→ INSTRUCTION: Where a line in the listing contains the string "this", copy that line out.

→ SUPPLIED DATA:
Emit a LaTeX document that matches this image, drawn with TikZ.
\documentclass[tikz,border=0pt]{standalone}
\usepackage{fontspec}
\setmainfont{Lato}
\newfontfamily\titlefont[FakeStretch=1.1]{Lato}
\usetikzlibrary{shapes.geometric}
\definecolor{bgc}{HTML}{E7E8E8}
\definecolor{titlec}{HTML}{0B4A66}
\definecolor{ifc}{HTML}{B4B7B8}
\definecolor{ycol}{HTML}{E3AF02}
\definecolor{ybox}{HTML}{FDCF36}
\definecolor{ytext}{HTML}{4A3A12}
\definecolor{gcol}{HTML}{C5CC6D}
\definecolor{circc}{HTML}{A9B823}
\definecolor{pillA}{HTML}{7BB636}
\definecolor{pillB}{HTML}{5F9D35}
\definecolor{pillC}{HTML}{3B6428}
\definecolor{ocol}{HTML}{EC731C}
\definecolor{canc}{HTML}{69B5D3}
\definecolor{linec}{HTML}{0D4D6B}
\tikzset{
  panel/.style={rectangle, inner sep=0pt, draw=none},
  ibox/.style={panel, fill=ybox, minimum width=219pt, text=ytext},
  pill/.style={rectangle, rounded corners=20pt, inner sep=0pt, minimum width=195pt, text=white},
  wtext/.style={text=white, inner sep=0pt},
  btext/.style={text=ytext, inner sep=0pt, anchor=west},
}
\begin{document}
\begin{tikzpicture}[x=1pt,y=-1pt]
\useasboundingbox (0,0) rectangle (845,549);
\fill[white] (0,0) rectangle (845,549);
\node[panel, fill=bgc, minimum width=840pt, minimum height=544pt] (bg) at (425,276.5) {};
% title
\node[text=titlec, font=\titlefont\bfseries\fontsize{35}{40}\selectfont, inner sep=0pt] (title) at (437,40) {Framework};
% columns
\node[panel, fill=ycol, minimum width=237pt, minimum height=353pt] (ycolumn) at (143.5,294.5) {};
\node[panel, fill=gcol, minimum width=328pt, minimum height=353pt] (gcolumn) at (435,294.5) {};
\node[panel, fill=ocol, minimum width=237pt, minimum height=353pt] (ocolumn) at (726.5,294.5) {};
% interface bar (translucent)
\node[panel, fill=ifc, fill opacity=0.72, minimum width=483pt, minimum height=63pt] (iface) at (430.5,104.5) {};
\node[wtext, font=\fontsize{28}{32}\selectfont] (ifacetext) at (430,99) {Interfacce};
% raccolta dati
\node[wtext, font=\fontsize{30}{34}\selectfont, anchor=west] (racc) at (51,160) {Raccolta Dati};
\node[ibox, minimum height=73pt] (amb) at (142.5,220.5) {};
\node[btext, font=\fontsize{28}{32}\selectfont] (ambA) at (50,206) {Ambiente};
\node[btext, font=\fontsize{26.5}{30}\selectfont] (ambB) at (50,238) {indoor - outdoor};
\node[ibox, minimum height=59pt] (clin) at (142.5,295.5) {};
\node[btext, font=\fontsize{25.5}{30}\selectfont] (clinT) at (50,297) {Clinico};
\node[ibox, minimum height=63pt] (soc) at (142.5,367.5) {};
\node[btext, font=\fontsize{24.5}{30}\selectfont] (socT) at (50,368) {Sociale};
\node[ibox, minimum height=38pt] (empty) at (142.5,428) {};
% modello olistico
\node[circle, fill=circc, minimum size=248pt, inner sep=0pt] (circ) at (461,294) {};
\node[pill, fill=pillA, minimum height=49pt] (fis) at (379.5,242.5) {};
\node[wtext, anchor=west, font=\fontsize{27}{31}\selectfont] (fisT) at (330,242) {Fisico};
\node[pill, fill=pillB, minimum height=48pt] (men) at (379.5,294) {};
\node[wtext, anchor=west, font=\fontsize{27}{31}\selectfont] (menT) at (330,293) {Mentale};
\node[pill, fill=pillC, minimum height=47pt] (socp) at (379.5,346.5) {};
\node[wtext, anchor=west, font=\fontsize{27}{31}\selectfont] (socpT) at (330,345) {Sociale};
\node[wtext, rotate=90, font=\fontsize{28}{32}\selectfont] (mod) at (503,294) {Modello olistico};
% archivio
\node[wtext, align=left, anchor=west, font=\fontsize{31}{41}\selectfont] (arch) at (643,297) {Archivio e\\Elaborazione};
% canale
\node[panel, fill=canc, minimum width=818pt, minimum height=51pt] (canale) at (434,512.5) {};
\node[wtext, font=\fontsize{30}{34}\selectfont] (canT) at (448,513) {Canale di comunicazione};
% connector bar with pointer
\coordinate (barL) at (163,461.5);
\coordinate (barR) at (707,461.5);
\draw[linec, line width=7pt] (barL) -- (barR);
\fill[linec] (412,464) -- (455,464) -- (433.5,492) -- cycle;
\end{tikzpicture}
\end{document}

---

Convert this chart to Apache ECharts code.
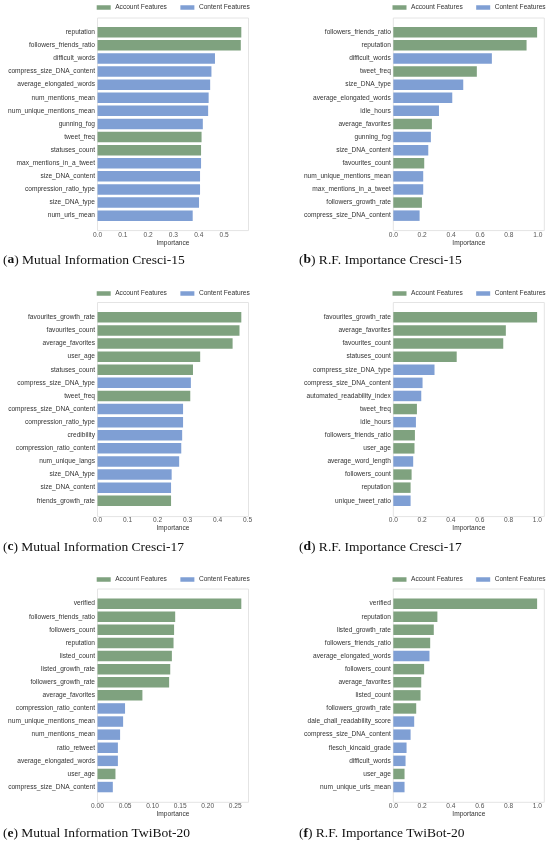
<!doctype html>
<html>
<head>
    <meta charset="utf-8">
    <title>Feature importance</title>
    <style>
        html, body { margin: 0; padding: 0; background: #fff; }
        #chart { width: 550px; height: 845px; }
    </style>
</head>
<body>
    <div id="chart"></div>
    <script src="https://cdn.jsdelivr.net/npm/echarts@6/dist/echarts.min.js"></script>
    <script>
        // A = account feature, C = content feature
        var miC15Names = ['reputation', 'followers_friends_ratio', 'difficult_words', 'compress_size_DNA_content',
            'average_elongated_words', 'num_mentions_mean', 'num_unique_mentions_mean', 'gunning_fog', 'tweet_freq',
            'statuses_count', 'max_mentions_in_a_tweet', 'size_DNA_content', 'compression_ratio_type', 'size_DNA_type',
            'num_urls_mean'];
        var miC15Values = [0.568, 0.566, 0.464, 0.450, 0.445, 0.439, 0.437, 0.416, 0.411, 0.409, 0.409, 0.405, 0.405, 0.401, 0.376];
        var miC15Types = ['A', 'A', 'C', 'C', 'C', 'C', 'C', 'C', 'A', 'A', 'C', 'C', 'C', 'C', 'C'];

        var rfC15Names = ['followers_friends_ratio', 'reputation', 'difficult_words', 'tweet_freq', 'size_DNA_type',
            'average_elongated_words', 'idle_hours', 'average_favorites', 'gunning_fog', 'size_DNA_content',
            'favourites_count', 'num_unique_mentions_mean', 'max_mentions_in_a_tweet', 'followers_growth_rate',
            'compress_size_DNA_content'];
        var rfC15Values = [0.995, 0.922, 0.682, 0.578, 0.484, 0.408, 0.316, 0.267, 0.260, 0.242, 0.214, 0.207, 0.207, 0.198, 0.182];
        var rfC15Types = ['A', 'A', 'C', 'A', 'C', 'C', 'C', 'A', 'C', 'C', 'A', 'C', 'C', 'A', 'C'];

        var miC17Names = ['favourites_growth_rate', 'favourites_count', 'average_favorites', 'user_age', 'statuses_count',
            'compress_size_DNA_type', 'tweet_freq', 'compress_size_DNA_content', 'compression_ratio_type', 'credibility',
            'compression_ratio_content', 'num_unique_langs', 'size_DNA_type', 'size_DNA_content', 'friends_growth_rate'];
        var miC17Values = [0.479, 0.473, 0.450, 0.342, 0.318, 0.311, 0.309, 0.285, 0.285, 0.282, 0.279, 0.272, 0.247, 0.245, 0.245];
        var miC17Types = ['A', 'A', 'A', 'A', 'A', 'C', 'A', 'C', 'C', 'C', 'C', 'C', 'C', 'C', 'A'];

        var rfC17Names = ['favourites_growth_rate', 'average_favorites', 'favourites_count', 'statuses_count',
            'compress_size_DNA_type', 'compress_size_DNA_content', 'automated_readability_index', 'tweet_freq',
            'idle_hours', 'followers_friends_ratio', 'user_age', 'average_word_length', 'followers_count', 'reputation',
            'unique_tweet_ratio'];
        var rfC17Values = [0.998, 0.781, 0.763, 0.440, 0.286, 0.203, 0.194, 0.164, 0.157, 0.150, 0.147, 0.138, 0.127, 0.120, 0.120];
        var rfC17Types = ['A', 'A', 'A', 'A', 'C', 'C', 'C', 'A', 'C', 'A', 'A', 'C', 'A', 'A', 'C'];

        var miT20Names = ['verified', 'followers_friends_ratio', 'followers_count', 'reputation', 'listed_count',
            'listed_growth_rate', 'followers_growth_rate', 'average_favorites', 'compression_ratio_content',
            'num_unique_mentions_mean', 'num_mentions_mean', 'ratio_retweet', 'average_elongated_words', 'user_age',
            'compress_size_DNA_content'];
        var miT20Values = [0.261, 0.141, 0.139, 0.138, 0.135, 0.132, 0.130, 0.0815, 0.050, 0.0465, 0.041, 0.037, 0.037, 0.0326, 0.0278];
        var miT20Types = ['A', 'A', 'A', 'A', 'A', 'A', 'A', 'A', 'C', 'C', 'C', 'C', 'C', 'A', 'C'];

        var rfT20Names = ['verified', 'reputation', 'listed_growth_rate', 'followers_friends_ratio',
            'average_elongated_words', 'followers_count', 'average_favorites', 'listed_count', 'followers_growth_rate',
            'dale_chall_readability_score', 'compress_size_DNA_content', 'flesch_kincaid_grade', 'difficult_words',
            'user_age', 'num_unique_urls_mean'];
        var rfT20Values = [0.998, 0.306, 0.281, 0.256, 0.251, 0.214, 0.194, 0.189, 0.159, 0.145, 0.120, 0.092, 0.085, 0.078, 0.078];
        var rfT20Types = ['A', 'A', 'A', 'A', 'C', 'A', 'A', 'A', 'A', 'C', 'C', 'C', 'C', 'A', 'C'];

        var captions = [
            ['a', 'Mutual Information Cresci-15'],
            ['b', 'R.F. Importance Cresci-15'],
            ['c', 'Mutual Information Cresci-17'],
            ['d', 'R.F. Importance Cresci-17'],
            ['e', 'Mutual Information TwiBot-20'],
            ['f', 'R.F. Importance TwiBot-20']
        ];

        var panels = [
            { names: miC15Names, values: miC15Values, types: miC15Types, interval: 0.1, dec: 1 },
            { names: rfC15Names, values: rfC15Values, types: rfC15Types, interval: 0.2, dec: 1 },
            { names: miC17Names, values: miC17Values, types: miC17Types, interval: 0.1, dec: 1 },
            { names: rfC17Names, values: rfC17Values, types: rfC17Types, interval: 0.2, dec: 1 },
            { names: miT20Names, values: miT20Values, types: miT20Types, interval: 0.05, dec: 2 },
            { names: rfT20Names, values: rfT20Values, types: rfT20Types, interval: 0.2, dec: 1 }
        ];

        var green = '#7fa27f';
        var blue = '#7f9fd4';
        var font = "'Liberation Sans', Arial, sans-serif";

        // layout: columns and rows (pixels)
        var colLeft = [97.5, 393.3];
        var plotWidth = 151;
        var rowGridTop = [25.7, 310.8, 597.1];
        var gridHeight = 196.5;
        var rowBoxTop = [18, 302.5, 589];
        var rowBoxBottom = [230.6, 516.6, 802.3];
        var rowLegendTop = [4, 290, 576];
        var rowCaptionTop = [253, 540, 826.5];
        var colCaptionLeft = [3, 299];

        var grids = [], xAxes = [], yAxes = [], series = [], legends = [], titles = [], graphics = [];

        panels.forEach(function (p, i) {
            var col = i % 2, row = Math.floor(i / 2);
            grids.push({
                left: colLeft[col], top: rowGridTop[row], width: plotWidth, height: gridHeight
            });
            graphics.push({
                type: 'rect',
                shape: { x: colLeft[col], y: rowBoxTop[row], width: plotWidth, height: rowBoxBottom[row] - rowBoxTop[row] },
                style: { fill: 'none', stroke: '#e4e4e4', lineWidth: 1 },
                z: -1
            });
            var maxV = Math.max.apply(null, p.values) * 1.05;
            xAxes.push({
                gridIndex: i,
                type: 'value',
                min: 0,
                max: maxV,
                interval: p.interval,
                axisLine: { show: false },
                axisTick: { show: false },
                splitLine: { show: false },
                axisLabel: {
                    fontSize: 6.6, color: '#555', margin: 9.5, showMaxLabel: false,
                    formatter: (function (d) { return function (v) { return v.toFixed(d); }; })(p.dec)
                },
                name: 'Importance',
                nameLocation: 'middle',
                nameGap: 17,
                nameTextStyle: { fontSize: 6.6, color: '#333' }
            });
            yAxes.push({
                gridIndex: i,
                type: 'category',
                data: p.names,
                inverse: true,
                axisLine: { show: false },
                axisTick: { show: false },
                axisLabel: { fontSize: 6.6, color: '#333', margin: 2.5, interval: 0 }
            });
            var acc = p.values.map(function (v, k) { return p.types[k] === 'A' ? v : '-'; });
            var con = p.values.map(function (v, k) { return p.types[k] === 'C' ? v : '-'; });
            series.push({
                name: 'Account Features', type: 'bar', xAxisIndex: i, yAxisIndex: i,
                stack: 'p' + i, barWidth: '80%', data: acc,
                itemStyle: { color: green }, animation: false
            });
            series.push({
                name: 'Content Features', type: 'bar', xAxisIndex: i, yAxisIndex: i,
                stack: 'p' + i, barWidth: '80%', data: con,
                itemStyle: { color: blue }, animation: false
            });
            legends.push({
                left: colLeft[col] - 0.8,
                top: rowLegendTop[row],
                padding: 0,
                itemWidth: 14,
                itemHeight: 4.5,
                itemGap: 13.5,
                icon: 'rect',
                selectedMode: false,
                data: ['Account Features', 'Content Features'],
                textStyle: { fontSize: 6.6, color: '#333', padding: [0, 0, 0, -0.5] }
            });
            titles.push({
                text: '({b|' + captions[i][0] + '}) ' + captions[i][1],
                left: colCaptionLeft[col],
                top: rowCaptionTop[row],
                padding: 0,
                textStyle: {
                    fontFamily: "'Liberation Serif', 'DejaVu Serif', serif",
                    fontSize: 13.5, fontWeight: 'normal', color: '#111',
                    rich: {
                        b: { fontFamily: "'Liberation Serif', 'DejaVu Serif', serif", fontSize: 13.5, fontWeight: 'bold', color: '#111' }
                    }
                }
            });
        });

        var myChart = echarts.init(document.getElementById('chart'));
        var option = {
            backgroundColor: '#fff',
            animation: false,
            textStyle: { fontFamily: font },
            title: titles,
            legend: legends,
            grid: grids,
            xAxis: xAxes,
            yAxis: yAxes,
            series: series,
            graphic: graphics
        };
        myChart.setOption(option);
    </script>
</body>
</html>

→ TASK ANSWER:
Emit a LaTeX document that matches this image, drawn with TikZ.
Convert this chart to Apache ECharts code.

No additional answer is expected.